» RECORDS FOR THE TASK
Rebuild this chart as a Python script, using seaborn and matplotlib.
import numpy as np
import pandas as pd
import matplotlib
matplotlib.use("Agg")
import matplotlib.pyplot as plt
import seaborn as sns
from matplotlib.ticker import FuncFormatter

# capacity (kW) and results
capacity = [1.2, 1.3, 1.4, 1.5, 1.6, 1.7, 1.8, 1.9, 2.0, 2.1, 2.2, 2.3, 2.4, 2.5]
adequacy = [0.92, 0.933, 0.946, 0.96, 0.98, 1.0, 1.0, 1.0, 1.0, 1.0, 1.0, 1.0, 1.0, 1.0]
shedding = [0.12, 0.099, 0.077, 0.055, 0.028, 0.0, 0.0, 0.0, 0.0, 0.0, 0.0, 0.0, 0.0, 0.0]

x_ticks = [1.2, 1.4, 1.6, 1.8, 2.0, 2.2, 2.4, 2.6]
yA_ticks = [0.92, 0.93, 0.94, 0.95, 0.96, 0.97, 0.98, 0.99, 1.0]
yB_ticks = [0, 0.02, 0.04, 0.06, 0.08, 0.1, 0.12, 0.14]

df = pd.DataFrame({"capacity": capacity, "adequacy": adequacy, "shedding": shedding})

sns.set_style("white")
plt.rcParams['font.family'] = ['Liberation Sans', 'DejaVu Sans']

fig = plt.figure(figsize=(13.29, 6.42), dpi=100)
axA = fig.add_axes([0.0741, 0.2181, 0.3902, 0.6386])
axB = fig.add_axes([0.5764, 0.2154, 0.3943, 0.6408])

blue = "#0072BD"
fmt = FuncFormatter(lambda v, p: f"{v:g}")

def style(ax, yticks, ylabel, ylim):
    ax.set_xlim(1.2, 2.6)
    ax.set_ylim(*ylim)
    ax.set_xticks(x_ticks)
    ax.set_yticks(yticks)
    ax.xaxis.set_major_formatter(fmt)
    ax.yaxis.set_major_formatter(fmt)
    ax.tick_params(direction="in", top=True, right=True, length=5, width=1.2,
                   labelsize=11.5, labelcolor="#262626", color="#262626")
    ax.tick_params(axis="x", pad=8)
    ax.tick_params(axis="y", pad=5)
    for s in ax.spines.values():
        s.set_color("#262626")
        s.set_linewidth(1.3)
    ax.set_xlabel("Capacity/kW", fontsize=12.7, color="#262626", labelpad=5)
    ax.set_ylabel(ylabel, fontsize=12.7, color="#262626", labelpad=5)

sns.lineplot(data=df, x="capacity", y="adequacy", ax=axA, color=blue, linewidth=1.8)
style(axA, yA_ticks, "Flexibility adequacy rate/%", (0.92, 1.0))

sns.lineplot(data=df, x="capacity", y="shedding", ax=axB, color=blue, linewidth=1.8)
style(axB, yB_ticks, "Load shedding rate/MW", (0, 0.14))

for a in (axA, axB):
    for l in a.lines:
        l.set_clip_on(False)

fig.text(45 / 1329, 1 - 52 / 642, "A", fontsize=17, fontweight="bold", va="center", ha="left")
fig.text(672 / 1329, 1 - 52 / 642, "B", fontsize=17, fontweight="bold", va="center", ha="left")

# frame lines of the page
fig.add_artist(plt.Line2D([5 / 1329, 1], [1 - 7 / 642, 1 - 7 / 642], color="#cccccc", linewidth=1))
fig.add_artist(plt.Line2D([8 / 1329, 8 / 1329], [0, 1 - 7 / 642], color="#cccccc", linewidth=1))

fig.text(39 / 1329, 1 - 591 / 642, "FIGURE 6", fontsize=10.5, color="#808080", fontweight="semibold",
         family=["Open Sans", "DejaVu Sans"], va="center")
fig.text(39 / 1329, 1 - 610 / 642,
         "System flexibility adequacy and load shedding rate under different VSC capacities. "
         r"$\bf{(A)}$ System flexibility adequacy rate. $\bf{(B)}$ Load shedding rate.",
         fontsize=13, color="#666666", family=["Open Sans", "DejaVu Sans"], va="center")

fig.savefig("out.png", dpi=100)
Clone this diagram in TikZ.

» TASK GOAL
Starting with the first line of the records, repeat every line up to and including the one containing "from matplotlib.ticker import FuncFormatter", and nothing else.

» FINISHED EXERCISE
Rebuild this chart as a Python script, using seaborn and matplotlib.
import numpy as np
import pandas as pd
import matplotlib
matplotlib.use("Agg")
import matplotlib.pyplot as plt
import seaborn as sns
from matplotlib.ticker import FuncFormatter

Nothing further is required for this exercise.